Raja Alem: "Sarab"


Die Anfänge der al-Kaida

1979: Ein Gruppe von fanatischen Nomaden, die ihren Anführer für den Madhi halten, einem prophezeiten großen Anführer des Djihad, stürmen die Große Moschee von Mekka. Mit ihren Gewehren nehmen sie die in der Moschee Anwesenden als Geiseln und verbarrikadieren sich, setzen Scharfschützen ins Minarett und auf die Dächer, und eine Belagerung beginnt. Diese dauert an, während innerhalb der Moschee Geiseln und Geiselnehmer hungern, angeschossen werden, erkranken und immer mehr in ihren eigenen Fäkalien versinken. Eine überaus unheilige Situation in einem angeblich heiligen Krieg.

Mit in dieser Falle befindet sich Sarab, die als junger Mann verkleidete Schwester eines der Scharfschützen auf dem Dach. Sie ist als Begleiterin ihres Bruders mit zur Truppe gestoßen und dadurch in diese Situation gekommen. Obwohl sie ganz gut schießen kann, tut sie es nicht sonderlich gerne und hat angefangen, sich in erster Linie um die Verwundeten zu kümmern - aber auch Verbandszeug und Schmerzmittel gehen irgendwann aus. Und dann greifen französische Fallschirmjäger ins Geschehen ein.

Mit einem von ihnen Gefangenen kann Sarab flüchten, aber dann weiß sie wirklich nicht, wie es weitergehen soll. Ihr Bruder ist tot, ihre Anführer sind tot, sie trägt eine gestohlene Uniform und hat einen sehr großen und kräftigen Soldaten vor sich liegen, mit dem sie nichts anzufangen weiß, wobei dieser eine eigentümliche Anziehungskraft auf sie ausübt.

Nach einiger Zeit kommen sich Rafael, der Soldat, und Sarab näher und beginnen voreinander jene seelischen Wunden, die das Kriegserleben in ihnen hinterlassen hat, zu entblößen. Auf diese Art einander näherkommend, erfahren beide etwas über sich selbst und den jeweiligen Anderen - und Rafael nimmt Sarab, immer noch in der Verkleidung ihres Bruders und mit dessen Papieren, mit nach Paris, wo die in der Wüste aufgewachsene junge Muslima eine ganz andere Welt kennenlernt, die vieles davon, was sie in ihrer Kindheit und ihrer Jugend gelernt hat, in Frage stellt. Doch die Schrecken ihrer Kindheit verfolgen sie weiter - und das nicht nur im übertragenen Sinn.

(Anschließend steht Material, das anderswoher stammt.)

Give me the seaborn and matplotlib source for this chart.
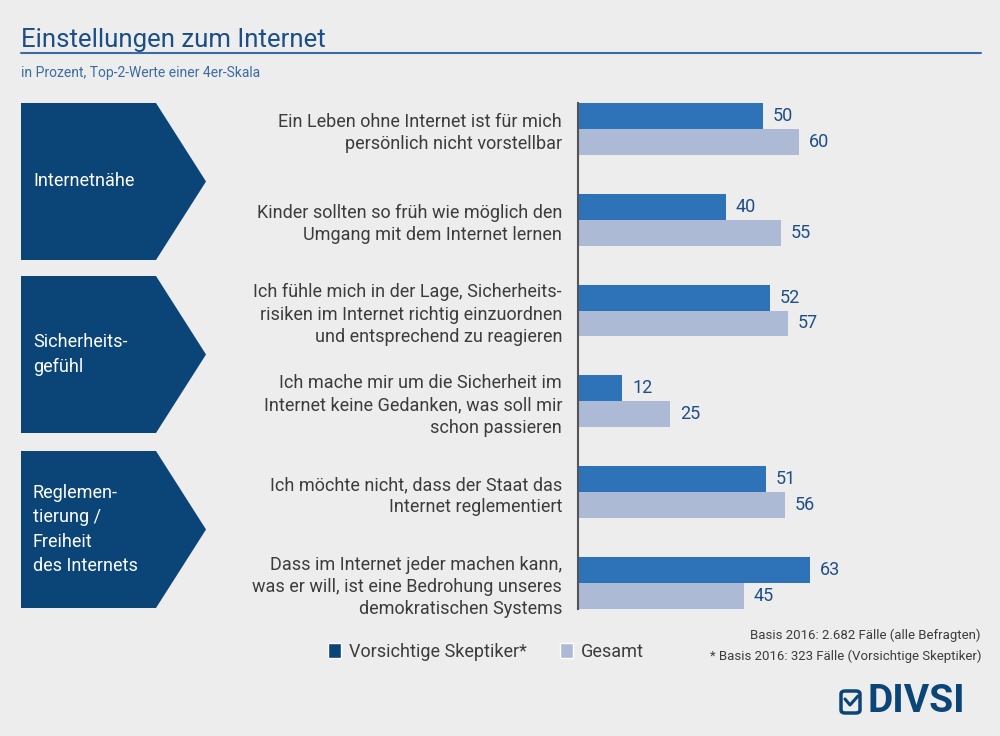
import matplotlib
matplotlib.use('Agg')
import matplotlib.pyplot as plt
import matplotlib.patches as mpatches
from matplotlib.lines import Line2D
import pandas as pd
import seaborn as sns

# data
aussagen = ['Ein Leben ohne Internet ist für mich\npersönlich nicht vorstellbar',
            'Kinder sollten so früh wie möglich den\nUmgang mit dem Internet lernen',
            'Ich fühle mich in der Lage, Sicherheits-\nrisiken im Internet richtig einzuordnen\nund entsprechend zu reagieren',
            'Ich mache mir um die Sicherheit im\nInternet keine Gedanken, was soll mir\nschon passieren',
            'Ich möchte nicht, dass der Staat das\nInternet reglementiert',
            'Dass im Internet jeder machen kann,\nwas er will, ist eine Bedrohung unseres\ndemokratischen Systems']
skeptiker = [50, 40, 52, 12, 51, 63]
gesamt = [60, 55, 57, 25, 56, 45]
gruppen = ['Vorsichtige Skeptiker*', 'Gesamt']
bereiche = ['Internetnähe', 'Sicherheits-\ngefühl', 'Reglemen-\ntierung /\nFreiheit\ndes Internets']

BG = '#ededed'
DARK = '#2e72b8'
LIGHT = '#adbad6'
NAVY = '#0b4477'
TXT = '#3c3c3c'
VAL = '#1f4e85'

df = pd.DataFrame({
    'Aussage': aussagen * 2,
    'Gruppe': [gruppen[0]] * 6 + [gruppen[1]] * 6,
    'Wert': skeptiker + gesamt,
})

sns.set_theme(style='white')
plt.rcParams['font.family'] = ['Roboto', 'DejaVu Sans']

fig = plt.figure(figsize=(10, 7.36), dpi=100, facecolor=BG)
ax = fig.add_axes([0.578, 0.1726, 0.369, 0.6875])
ax.set_facecolor(BG)

sns.barplot(data=df, y='Aussage', x='Wert', hue='Gruppe', orient='h',
            palette=[DARK, LIGHT], saturation=1, width=0.57, linewidth=0,
            legend=False, ax=ax)

for cont in ax.containers:
    ax.bar_label(cont, padding=7, fontsize=13, color=VAL)

ax.set_xlim(0, 100)
ax.set_ylim(5.285, -0.285)
ax.set_xlabel('')
ax.set_ylabel('')
ax.set_xticks([])
for s in ['top', 'right', 'bottom']:
    ax.spines[s].set_visible(False)
ax.spines['left'].set_color('#555555')
ax.spines['left'].set_linewidth(1.5)
ax.tick_params(axis='y', length=0, pad=11.5, labelsize=13, labelcolor=TXT)
for lbl in ax.get_yticklabels():
    lbl.set_linespacing(1.3)

# title and subtitle
fig.text(0.021, 0.945, 'Einstellungen zum Internet', fontsize=18.5, color='#1b4e86', va='center')
fig.add_artist(Line2D([0.021, 0.981], [0.928, 0.928], color='#3a6ca3', lw=1.5))
fig.text(0.021, 0.901, 'in Prozent, Top-2-Werte einer 4er-Skala', fontsize=10, color='#3a6ca3', va='center')

# arrow blocks on the left
W, H = 1000, 736
blocks = [(103, 260), (276, 433), (451, 608)]
for (y0, y1), name in zip(blocks, bereiche):
    ym = (y0 + y1) / 2
    pts = [(21, y0), (156, y0), (206, ym), (156, y1), (21, y1)]
    poly = mpatches.Polygon([(x / W, 1 - y / H) for x, y in pts], closed=True,
                            facecolor=NAVY, edgecolor='none', transform=fig.transFigure)
    fig.add_artist(poly)
    fig.text(33 / W, 1 - ym / H, name, color='white', fontsize=13, va='center', ha='left',
             linespacing=1.45)

# legend
handles = [mpatches.Patch(facecolor=NAVY, label=gruppen[0]),
           mpatches.Patch(facecolor=LIGHT, label=gruppen[1])]
leg = fig.legend(handles=handles, loc='center', bbox_to_anchor=(0.486, 1 - 652 / H), ncol=2,
                 frameon=False, fontsize=13, handlelength=0.75, handleheight=0.9,
                 handletextpad=0.45, columnspacing=1.8, labelcolor=TXT)

# footnote
fig.text(0.981, 1 - 635 / H, 'Basis 2016: 2.682 Fälle (alle Befragten)', fontsize=9.5,
         color=TXT, ha='right', va='center')
fig.text(0.981, 1 - 656 / H, '* Basis 2016: 323 Fälle (Vorsichtige Skeptiker)', fontsize=9.5,
         color=TXT, ha='right', va='center')

# logo
box = mpatches.FancyBboxPatch((841 / W, 1 - 713 / H), 19 / W, 22 / H,
                              boxstyle='round,pad=0,rounding_size=0.004',
                              facecolor='none', edgecolor=NAVY, lw=2.5, transform=fig.transFigure)
fig.add_artist(box)
fig.add_artist(Line2D([845 / W, 850 / W, 858 / W], [1 - 699 / H, 1 - 705 / H, 1 - 696 / H],
                      color=NAVY, lw=2.2, transform=fig.transFigure))
fig.text(0.867, 1 - 702 / H, 'DIVSI', fontsize=28, fontweight='bold', color=NAVY,
         ha='left', va='center')

plt.savefig('out.png', dpi=100, facecolor=BG)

Man vergisst immer wieder leicht, dass es im Islam mindestens so viele Strömungen gibt wie im Christentum, und dass die Fanatiker dabei eher eine Minderheit bilden. Dieser Roman lässt Tausende von Muslimen in der Großen Moschee gerade Opfer solcher islamistischer Eiferer werden. Und er zeigt auch, wie Menschen zu Helfern oder auch Anhängern solcher Eiferer werden können. Wie der Klappentext ausführt, ist dies "Die Geburtsstunde der al-Kaida" und damit ein weitgehend vergessenes Kapitel der Geschichte, das uns immer noch beeinflusst - und auch heute noch sind die meisten Opfer des eifernden Terrors andere Muslime.

Aber auch die Perspektive des "erfolgreichen" Soldaten, der sehr viele Leute getötet hat, ist sehr überzeugend dargestellt - und was ein solcher "Erfolg" mit der Seele eines Menschen machen kann. Denn Rafael hat mit diesem Aspekt seiner Vergangenheit zunehmend zu kämpfen. Wie der Koran an zwei Stellen in diesem Buch zitiert wird: "Wer einen Menschen tötet, der tötet die ganze Menschheit."

Ein psychologisch sehr tiefgehender Roman, der in seiner Darstellung durchwegs überzeugen kann. Empfehlenswert.

(K.-G. Beck-Ewerhardy; 04/2018)


Raja Alem: "Sarab"
Aus dem Arabischen von Hartmut Fähndrich.
Unionsverlag, 2018. 350 Seiten.
Buch bei amazon.de bestellen

Digitalbuch bei amazon.de bestellen

Raja Alem, geboren 1970 in Mekka, studierte Englische Literatur in Dschidda, Saudi-Arabien, und hat Romane, Theaterstücke sowie Kurzgeschichten publiziert. Sie hat für ihr Werk zahlreiche Preise erhalten. Raja Alem lebt in Dschidda und Paris.